El caso de Milagros nos muestra otro aspecto del lugar parental en los duelos: el niño no puede preguntar, no puede recurrir a un adulto que le ayude a significar la situación de pérdida porque golpea en un punto de imposibilidad del padre superviviente; es decir, en sus propios conflictos y duelos pendientes. El niño lo intenta, pero pronto percibe que sus preguntas angustian al otro y opta por proteger al adulto de ese dolor.
Esto tiene su contracara en la protectora actitud de los adultos que desean aliviarle al niño cualquier dolor y sufrimiento. Como señalaba Aberastury, creen que el recuerdo y la palabra sobre el dolor causa más dolor, desconociendo que la falta de palabra para un dolor es lo que más duele. El adulto superviviente teme hablar de la muerte o plantear la situación porque ese solo acto inviste sus recuerdos dolorosos.

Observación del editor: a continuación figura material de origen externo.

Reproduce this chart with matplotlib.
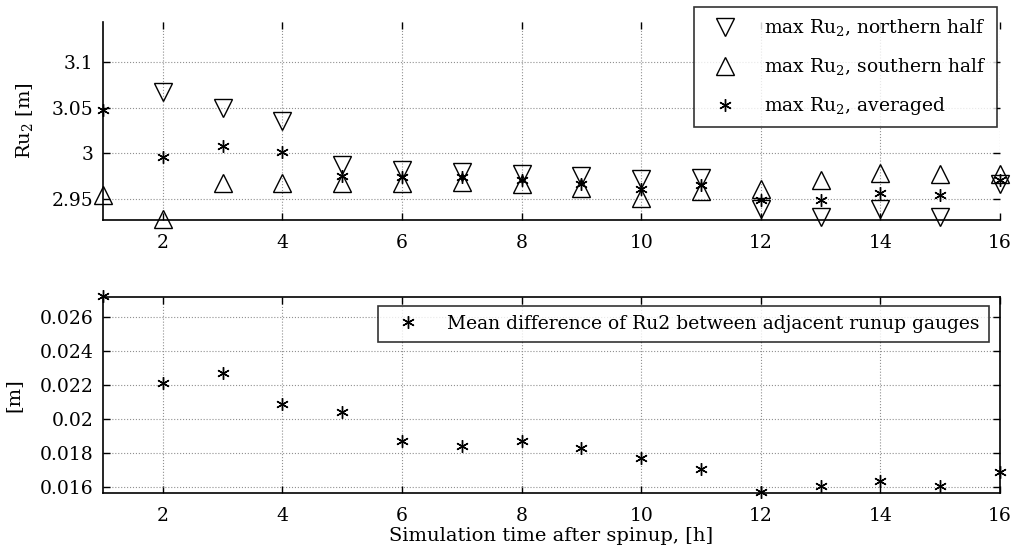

El niño, por su parte, capta que preguntar y querer saber hace sufrir al otro: él no quiere que su único objeto se ponga mal, y el otro tampoco quiere que él sufra por pensar en eso, de modo que el niño debe callar. Algunos padres ven, con alivio, que el chico “está muy bien”, que sigue igual que antes. Motivo por el cual es poco frecuente que recibamos consultas por que se suponga, o se tema, dolor en los niños que han perdido seres queridos.
* Docente en la Carrera de Especialización en Psicoanálisis con Niños de UCES-APBA. Texto extractado del artículo “Duelos en la infancia. Características, estructura y condiciones de posibilidad”, publicado en Cuestiones de Infancia. Revista de Psicoanálisis con Niños, Vol. 7, 2003.